[Data for processing]
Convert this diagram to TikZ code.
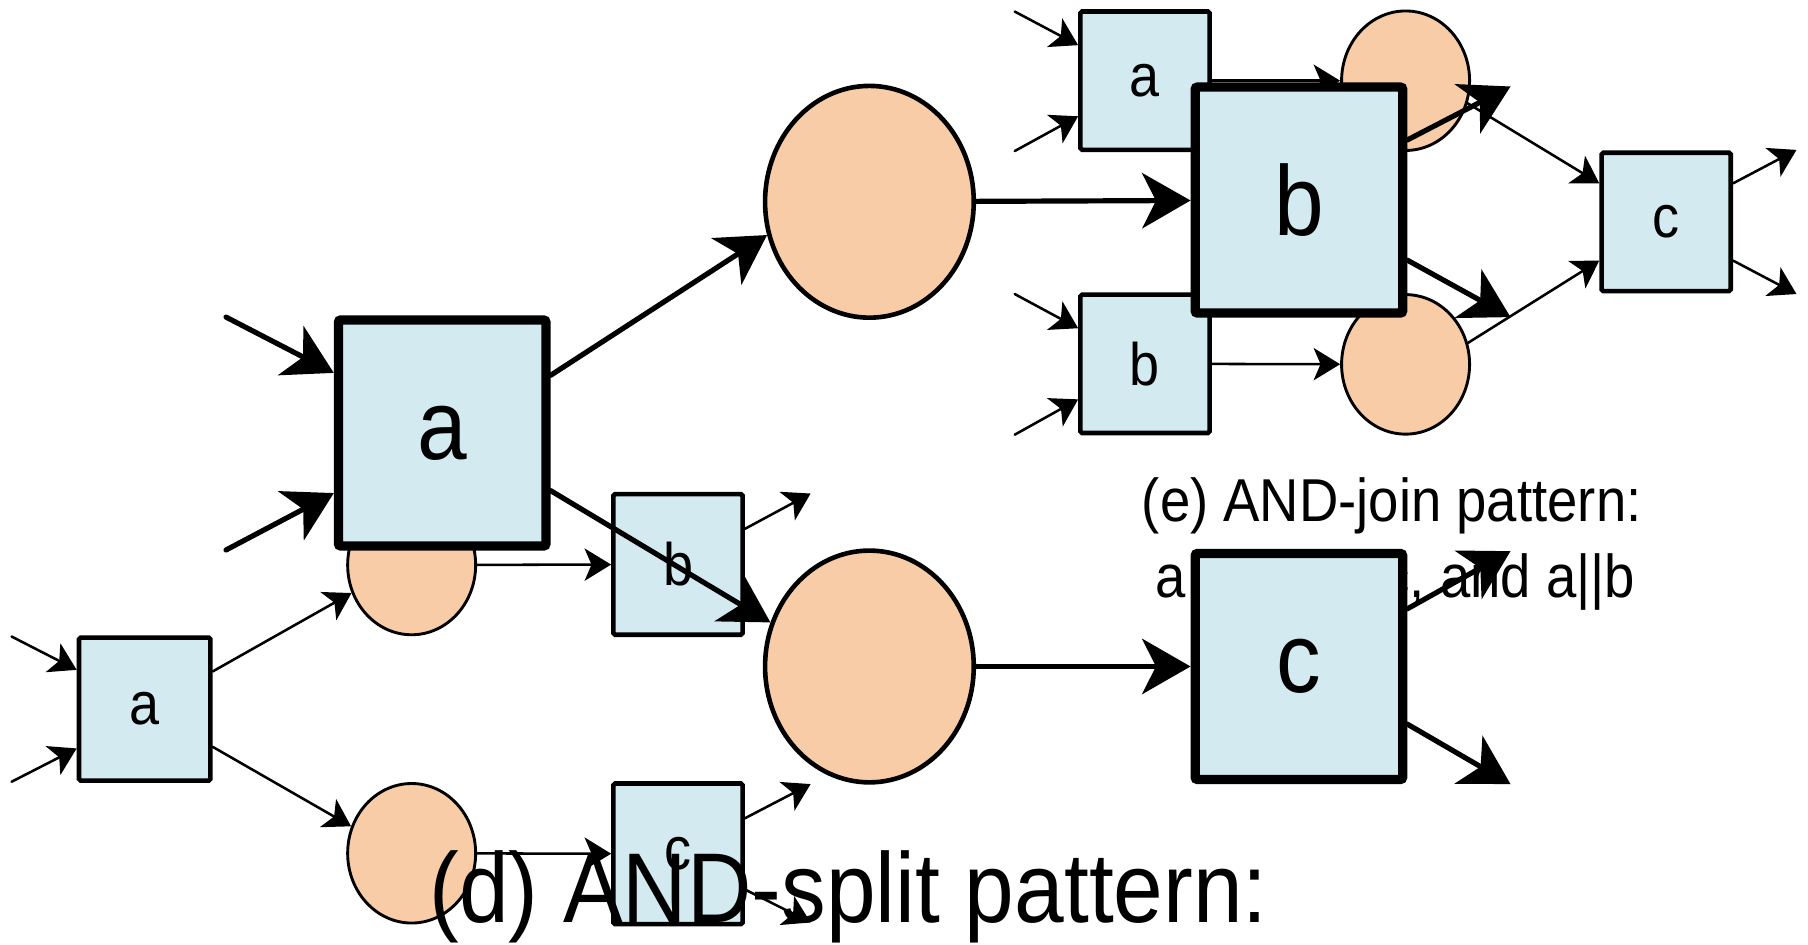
\documentclass[tikz,border=0pt]{standalone}
\usepackage{fontspec}
\setmainfont{Liberation Sans}[FakeStretch=0.9]
\usepackage{tikz}
\usetikzlibrary{shapes.geometric, arrows.meta}
\definecolor{boxfill}{RGB}{210, 234, 240}
\definecolor{placefill}{RGB}{248, 204, 167}
\tikzset{
    smallbox/.style={rectangle, rounded corners=1.5pt, draw=black, fill=boxfill, line width=4pt, minimum width=112pt, minimum height=120pt, inner sep=0pt, font=\fontsize{52}{60}\selectfont},
    bigbox/.style={rectangle, rounded corners=2pt, draw=black, fill=boxfill, line width=8pt, minimum width=180pt, minimum height=196pt, inner sep=0pt, font=\fontsize{86}{100}\selectfont},
    smallplace/.style={ellipse, draw=black, fill=placefill, line width=2.5pt, minimum width=111pt, minimum height=121pt, inner sep=0pt},
    bigplace/.style={ellipse, draw=black, fill=placefill, line width=4pt, minimum width=181pt, minimum height=201pt, inner sep=0pt},
    thinarrow/.style={-{Stealth[length=23pt, width=28pt, inset=6pt]}, line width=2.2pt, line cap=round},
    thickarrow/.style={-{Stealth[length=42pt, width=48pt, inset=12pt]}, line width=4.5pt, line cap=round},
    caption/.style={anchor=base, inner sep=0pt}
}

\begin{document}
\begin{tikzpicture}[x=1pt, y=-1pt]

    \useasboundingbox (0,0) rectangle (1568,819);

    % (d) AND-split, small
    \node (sa)  [smallbox, minimum width=114pt, minimum height=124pt] at (125.5,615) {a};
    \node (sEu) [smallplace] at (357,490) {};
    \node (sEl) [smallplace] at (357,740) {};
    \node (sb)  [smallbox, minimum height=122pt] at (588,489.5) {b};
    \node (sc)  [smallbox, minimum height=122pt] at (588,740.5) {c};

    \coordinate (sin1)   at (10,552);
    \coordinate (sin2)   at (10,678);
    \coordinate (sbout)  at (703,428);
    \coordinate (scout1) at (703,680);
    \coordinate (scout2) at (703,800);

    \draw [thinarrow] (sin1) -- (sa.150);
    \draw [thinarrow] (sin2) -- (sa.210);
    \draw [thinarrow] (sa.29) -- (sEu.205);
    \draw [thinarrow] (sa.331) -- (sEl.156);
    \draw [thinarrow] (sEu) -- (sb);
    \draw [thinarrow] (sEl) -- (sc);
    \draw [thinarrow] (sb.28) -- (sbout);
    \draw [thinarrow] (sc.28) -- (scout1);
    \draw [thinarrow] (sc.332) -- (scout2);

    % (e) AND-join, small
    \node (ja)  [smallbox] at (993,70) {a};
    \node (jb)  [smallbox] at (993,315.5) {b};
    \node (jEu) [smallplace] at (1219,70) {};
    \node (jEl) [smallplace] at (1219,316) {};
    \node (jc)  [smallbox] at (1445,192.5) {c};

    \coordinate (jin1)  at (880,10);
    \coordinate (jin2)  at (880,131);
    \coordinate (jin3)  at (880,255);
    \coordinate (jin4)  at (880,377);
    \coordinate (jout1) at (1558,130);
    \coordinate (jout2) at (1558,255);

    \draw [thinarrow] (jin1) -- (ja.152);
    \draw [thinarrow] (jin2) -- (ja.208);
    \draw [thinarrow] (jin3) -- (jb.152);
    \draw [thinarrow] (jin4) -- (jb.208);
    \draw [thinarrow] (ja) -- (jEu);
    \draw [thinarrow] (jb) -- (jEl);
    \draw [thinarrow] (jEu.340) -- (jc.150);
    \draw [thinarrow] (jEl.19) -- (jc.210);
    \draw [thinarrow] (jc.30) -- (jout1);
    \draw [thinarrow] (jc.330) -- (jout2);

    \node (jcap1) [caption, font=\fontsize{52.5}{60}\selectfont] at (1207,452) {(e) AND-join pattern:};
    \node (jcap2) [caption, font=\fontsize{52.5}{60}\selectfont] at (1210,518) {a→c, b→c, and a||b};

    % big copies
    \node (ba)  [bigbox] at (383.5,375.5) {a};
    \node (bEu) [bigplace] at (754,175) {};
    \node (bEl) [bigplace] at (754,578) {};
    \node (bb)  [bigbox] at (1126.5,173.5) {b};
    \node (bc)  [bigbox] at (1126.5,578) {c};

    \coordinate (bin1)   at (196,275);
    \coordinate (bin2)   at (196,477);
    \coordinate (bbout1) at (1310,75);
    \coordinate (bbout2) at (1310,275);
    \coordinate (bcout1) at (1310,478);
    \coordinate (bcout2) at (1310,680);

    \draw [thickarrow] (bin1) -- (ba.151);
    \draw [thickarrow] (bin2) -- (ba.209);
    \draw [thickarrow] (ba.28) -- (bEu.198);
    \draw [thickarrow] (ba.332) -- (bEl.156);
    \draw [thickarrow] (bEu) -- (bb);
    \draw [thickarrow] (bEl) -- (bc);
    \draw [thickarrow] (bb.29) -- (bbout1);
    \draw [thickarrow] (bb.331) -- (bbout2);
    \draw [thickarrow] (bc.28) -- (bcout1);
    \draw [thickarrow] (bc.332) -- (bcout2);

    \node (scap) [caption, font=\fontsize{86}{100}\selectfont] at (736,800) {(d) AND-split pattern:};

\end{tikzpicture}
\end{document}
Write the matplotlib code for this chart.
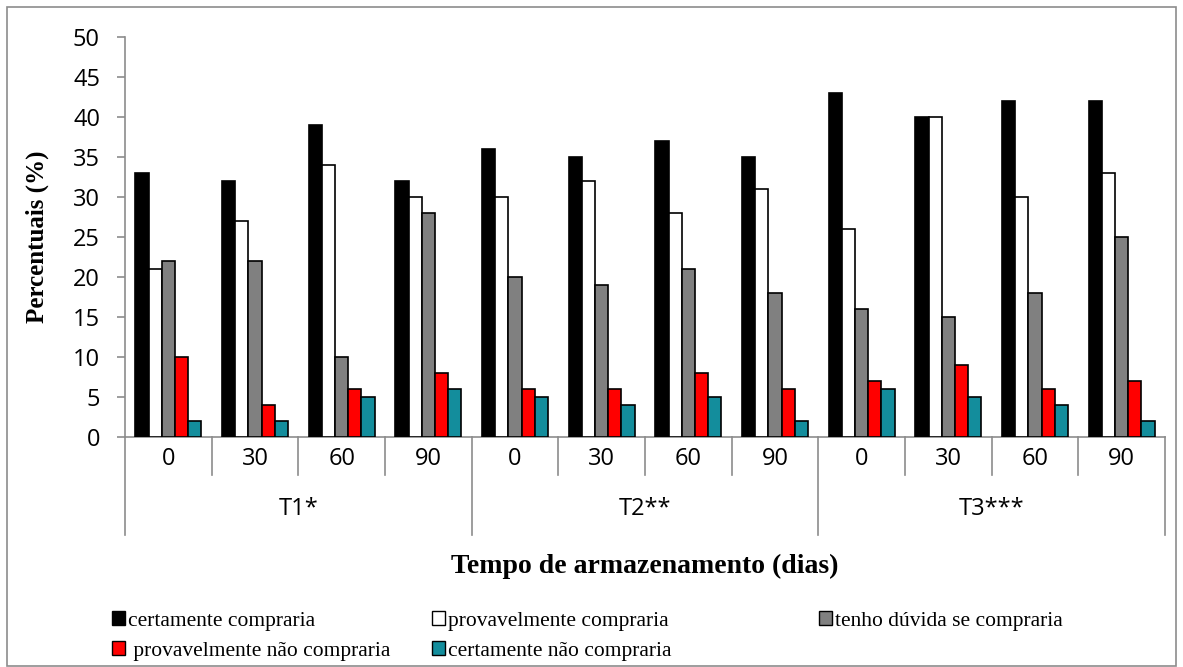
import numpy as np
import matplotlib.pyplot as plt
from matplotlib.patches import Rectangle, Patch
import matplotlib.transforms as mtransforms

# data
treatments = ['T1*', 'T2**', 'T3***']
days = ['0', '30', '60', '90']
series = ['certamente compraria', 'provavelmente compraria', 'tenho dúvida se compraria',
          ' provavelmente não compraria', 'certamente não compraria']
certamente_compraria = [33, 32, 39, 32, 36, 35, 37, 35, 43, 40, 42, 42]
provavelmente_compraria = [21, 27, 34, 30, 30, 32, 28, 31, 26, 40, 30, 33]
tenho_duvida = [22, 22, 10, 28, 20, 19, 21, 18, 16, 15, 18, 25]
provavelmente_nao = [10, 4, 6, 8, 6, 6, 8, 6, 7, 9, 6, 7]
certamente_nao = [2, 2, 5, 6, 5, 4, 5, 2, 6, 5, 4, 2]

values = [certamente_compraria, provavelmente_compraria, tenho_duvida,
          provavelmente_nao, certamente_nao]
colors = ['#000000', '#ffffff', '#808080', '#ff0000', '#138d9c']

W, H = 1183, 667
fig = plt.figure(figsize=(W / 100, H / 100), dpi=100)
ax = fig.add_axes([125 / W, 1 - 437 / H, 1040 / W, 400 / H])

n = len(treatments) * len(days)
x = np.arange(n)
bw = 0.152
for k, (vals, col) in enumerate(zip(values, colors)):
    ax.bar(x + (k - 2) * bw, vals, width=bw, color=col, edgecolor='black',
           linewidth=1.2, zorder=3)

ax.set_xlim(-0.5, n - 0.5)
ax.set_ylim(0, 50)
ax.set_yticks(np.arange(0, 51, 5))
ax.set_xticks([])
for s in ['top', 'right']:
    ax.spines[s].set_visible(False)
for s in ['left', 'bottom']:
    ax.spines[s].set_color('#8c8c8c')
    ax.spines[s].set_linewidth(1.2)
ax.tick_params(axis='y', length=6, color='#8c8c8c', width=1.2, pad=12,
               labelsize=17)
for lab in ax.get_yticklabels():
    lab.set_family('Open Sans')

# category axis: day labels and treatment labels with separators
trans = mtransforms.blended_transform_factory(ax.transData, ax.transAxes)
d_short = -38 / 400
d_long = -98 / 400
for i in range(n + 1):
    b = i - 0.5
    low = d_long if i % len(days) == 0 else d_short
    ax.plot([b, b], [0, low], transform=trans, color='#8c8c8c', lw=1.2,
            clip_on=False)
for i in range(n):
    ax.text(x[i], -22 / 400, days[i % len(days)], transform=trans, ha='center',
            va='center', fontsize=17, family='Open Sans')
for j, t in enumerate(treatments):
    cx = j * len(days) + (len(days) - 1) / 2
    ax.text(cx, -72 / 400, t, transform=trans, ha='center', va='center',
            fontsize=17, family='Open Sans')

ax.set_ylabel('Percentuais (%)', family='Liberation Serif', fontweight='bold',
              fontsize=18)
ax.yaxis.set_label_coords(-76 / 1040, 0.5)
fig.text(645 / W, 1 - 566 / H, 'Tempo de armazenamento (dias)', ha='center',
         va='center', family='Liberation Serif', fontweight='bold', fontsize=20)

# legend, placed entry by entry like the original
leg_pos = [(112, 621), (432, 621), (819, 621), (112, 651), (432, 651)]
for lab, col, (px, py) in zip(series, colors, leg_pos):
    h = Patch(facecolor=col, edgecolor='black', linewidth=1.0)
    lg = fig.legend(handles=[h], labels=[lab], loc='center left',
                    bbox_to_anchor=(px / W, 1 - py / H), frameon=False,
                    prop={'family': 'Liberation Serif', 'size': 15.5},
                    handlelength=0.6, handleheight=0.6, handletextpad=0.15,
                    borderpad=0, borderaxespad=0)

fig.add_artist(Rectangle((7 / W, 1 / H), 1169 / W, 659 / H, transform=fig.transFigure,
                         fill=False, edgecolor='#8c8c8c', linewidth=1.2))

fig.savefig('out.png', dpi=100)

[Work instructions]
Omit the pictures. Extract exactly the lines that begin with the one holding "Write the matplotlib code for this chart." and end with the one holding "import matplotlib.transforms as mtransforms", inclusive.

[Output of the task]
Write the matplotlib code for this chart.
import numpy as np
import matplotlib.pyplot as plt
from matplotlib.patches import Rectangle, Patch
import matplotlib.transforms as mtransforms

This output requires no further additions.